For those who are unfamiliar, it’s made from semolina flour, the same type used to make cream of wheat. I’ve also heard the dish described as semolina pudding, which seems about right, although the halwa I’ve typically encountered has a denser consistency than most pudding I’ve tried. It’s rich and buttery and I’ve pretty much always loved it.
My mom was in town recently, so I thought I’d take advantage of the opportunity and have her share the recipe. It was the only Indian dish I asked her about that didn’t take an hour and a half to prepare. In fact, it’s done in less than 20 minutes! So it’s an all-around winner. —Natalie
*Note that the recipe generally calls for 8 tablespoons of ghee (clarified butter), so if you keep ghee on hand, go for it. I don’t, so we used regular butter instead. And since I figured I’d end up eating a lot of the batch myself (as per usual), I opted for 5 tablespoons instead of 8, which makes for the yummy, more crumbly texture shown here.
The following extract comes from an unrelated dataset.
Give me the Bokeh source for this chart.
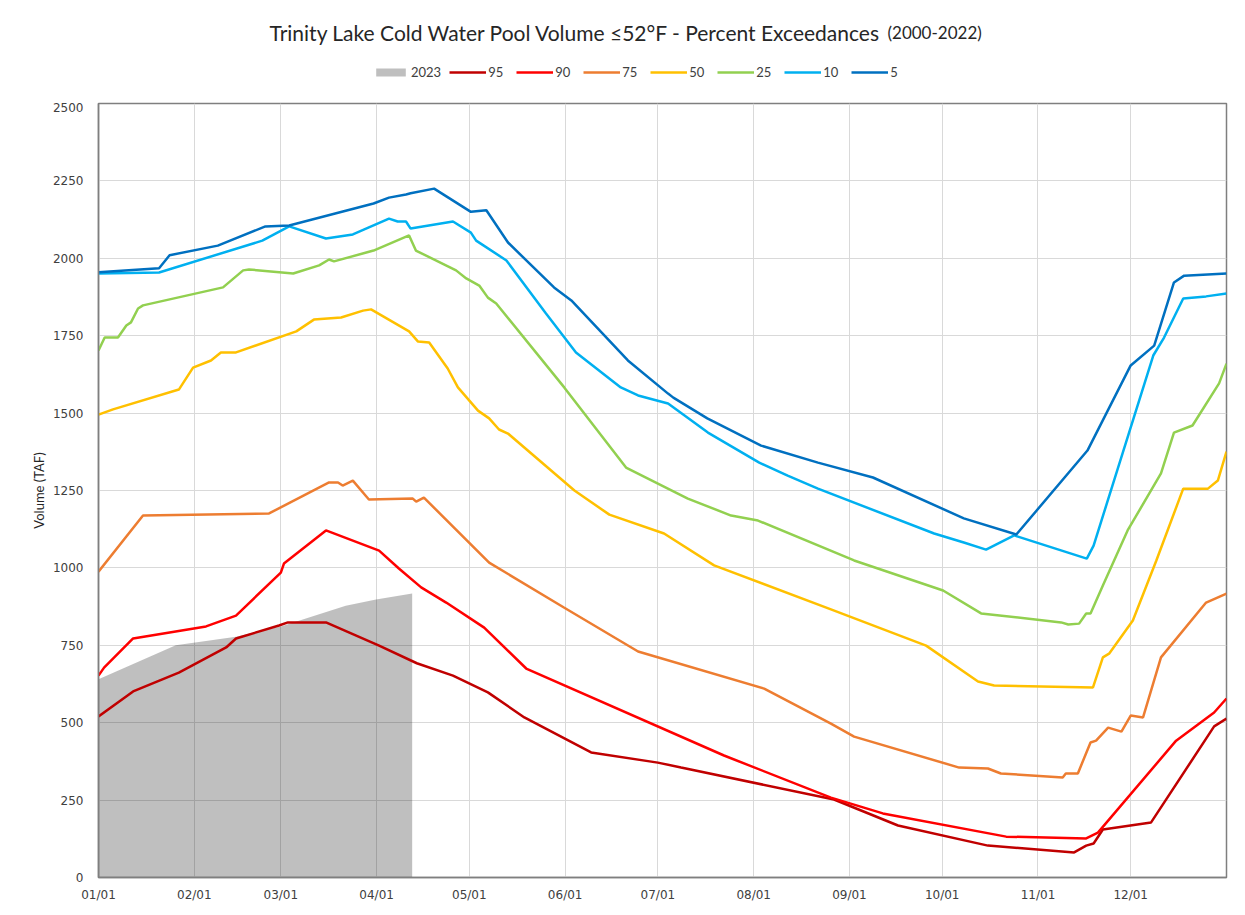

Crush cardamom pods with mortar and pestle to separate the pods from the seeds. Set aside.
Add 2 cups water, plus sugar and cardamom pods (not seeds) to saucepan on medium-high heat. Let water come to a full boil, stirring occasionally to ensure sugar melts into the water. Then reduce heat to medium-low and let it continue to boil gently.
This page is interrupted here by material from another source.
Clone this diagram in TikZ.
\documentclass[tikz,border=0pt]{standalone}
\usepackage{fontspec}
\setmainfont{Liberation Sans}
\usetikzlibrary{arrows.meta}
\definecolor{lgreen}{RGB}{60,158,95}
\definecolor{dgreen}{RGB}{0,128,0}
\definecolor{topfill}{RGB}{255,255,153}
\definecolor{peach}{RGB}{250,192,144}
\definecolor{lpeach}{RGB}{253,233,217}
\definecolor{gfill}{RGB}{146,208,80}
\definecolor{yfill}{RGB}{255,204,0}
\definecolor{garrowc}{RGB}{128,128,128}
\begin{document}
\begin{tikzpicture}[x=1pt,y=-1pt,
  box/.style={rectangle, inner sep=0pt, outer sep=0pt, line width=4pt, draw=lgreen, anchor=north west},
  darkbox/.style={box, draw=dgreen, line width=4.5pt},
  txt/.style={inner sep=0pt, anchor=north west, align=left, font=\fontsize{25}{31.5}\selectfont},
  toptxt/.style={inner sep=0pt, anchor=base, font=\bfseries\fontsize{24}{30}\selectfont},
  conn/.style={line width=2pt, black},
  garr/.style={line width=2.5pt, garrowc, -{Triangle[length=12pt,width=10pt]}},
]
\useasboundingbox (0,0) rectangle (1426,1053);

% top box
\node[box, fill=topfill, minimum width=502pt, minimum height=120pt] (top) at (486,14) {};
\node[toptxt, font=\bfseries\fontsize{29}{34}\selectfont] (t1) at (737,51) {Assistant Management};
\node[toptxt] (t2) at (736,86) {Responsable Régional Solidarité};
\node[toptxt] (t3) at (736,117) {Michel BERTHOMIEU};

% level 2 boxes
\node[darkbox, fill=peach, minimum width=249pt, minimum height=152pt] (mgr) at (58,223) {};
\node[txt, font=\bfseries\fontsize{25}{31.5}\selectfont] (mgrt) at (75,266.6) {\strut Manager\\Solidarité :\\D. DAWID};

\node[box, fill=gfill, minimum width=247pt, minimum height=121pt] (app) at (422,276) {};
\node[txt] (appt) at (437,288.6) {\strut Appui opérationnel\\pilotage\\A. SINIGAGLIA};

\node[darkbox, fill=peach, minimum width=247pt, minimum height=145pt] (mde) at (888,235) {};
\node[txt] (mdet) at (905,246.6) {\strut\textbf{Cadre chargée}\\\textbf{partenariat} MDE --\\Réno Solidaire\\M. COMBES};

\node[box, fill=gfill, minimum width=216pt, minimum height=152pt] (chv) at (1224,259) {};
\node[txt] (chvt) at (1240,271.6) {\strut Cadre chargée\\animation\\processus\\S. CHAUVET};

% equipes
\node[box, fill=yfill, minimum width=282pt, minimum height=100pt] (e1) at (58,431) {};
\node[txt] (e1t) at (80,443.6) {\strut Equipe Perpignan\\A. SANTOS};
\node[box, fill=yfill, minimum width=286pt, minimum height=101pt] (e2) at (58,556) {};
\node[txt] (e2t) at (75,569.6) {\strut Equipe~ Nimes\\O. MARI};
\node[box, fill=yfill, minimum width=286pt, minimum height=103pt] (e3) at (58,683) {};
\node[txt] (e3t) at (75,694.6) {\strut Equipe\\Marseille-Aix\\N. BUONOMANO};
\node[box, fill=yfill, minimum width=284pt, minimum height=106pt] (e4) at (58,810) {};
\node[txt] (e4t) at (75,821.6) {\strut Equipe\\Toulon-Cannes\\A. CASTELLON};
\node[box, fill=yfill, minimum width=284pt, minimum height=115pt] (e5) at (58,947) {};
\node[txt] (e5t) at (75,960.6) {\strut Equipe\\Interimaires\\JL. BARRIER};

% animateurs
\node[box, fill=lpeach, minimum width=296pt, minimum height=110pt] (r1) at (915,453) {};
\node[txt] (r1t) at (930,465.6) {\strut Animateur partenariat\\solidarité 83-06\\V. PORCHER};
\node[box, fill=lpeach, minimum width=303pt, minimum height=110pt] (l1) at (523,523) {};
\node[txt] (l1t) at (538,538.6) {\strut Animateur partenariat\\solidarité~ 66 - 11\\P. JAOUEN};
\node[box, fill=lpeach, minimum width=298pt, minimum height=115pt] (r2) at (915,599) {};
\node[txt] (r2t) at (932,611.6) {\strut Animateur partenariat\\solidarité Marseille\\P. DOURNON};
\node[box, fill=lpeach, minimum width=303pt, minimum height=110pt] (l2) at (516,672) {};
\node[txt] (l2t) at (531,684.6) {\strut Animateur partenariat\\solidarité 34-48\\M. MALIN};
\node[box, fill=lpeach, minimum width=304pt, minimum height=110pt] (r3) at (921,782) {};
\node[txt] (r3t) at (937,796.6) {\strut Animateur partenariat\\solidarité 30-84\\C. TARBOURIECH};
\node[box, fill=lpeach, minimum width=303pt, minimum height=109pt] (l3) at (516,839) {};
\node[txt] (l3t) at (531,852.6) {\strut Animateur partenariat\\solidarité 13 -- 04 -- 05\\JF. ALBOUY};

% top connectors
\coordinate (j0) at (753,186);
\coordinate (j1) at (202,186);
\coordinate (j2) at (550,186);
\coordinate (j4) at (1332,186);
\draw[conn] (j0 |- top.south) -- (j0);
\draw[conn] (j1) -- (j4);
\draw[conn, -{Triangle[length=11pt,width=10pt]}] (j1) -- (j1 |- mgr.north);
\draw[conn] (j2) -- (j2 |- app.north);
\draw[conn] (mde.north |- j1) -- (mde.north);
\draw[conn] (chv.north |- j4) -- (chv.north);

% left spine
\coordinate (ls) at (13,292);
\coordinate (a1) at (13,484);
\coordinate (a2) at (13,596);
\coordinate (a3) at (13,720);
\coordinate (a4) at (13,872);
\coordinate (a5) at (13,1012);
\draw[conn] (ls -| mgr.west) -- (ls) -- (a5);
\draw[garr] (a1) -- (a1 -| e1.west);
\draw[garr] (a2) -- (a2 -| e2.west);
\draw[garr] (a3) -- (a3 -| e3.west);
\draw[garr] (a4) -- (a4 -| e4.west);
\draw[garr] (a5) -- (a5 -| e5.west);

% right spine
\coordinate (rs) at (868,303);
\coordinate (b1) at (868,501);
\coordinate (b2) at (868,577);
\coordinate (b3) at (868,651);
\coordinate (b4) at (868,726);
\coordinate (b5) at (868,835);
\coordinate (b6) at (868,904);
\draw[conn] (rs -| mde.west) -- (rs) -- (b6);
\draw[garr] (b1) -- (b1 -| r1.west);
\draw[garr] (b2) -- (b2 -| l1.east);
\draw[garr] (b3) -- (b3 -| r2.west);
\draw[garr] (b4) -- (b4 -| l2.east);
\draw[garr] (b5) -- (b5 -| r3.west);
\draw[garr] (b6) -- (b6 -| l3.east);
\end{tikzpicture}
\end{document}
In a large frying pan, dry roast suji on medium heat until light brown and fragrant, stirring constantly. This will take 2 to 4 minutes.
Add butter, cardamom seeds and 1 tablespoon almonds to frying pan and cook for another 2 to 4 minutes until the butter is fully incorporated into the semolina, stirring constantly.
Reduce saucepan heat to low and remove cardamom pods. Slowly add water-sugar mixture to frying pan little by little (since it will sizzle), stirring often. Continue to cook and stir for 2 to 4 minutes. It’s done when the water is absorbed and the halwa mixture separates in a mass and leaves some butter visible at the sides of the pan.
Let cool just a tad and scoop into dishes. Then crush pistachio with mortar and pestle and use it to garnish, along with remaining almond slivers.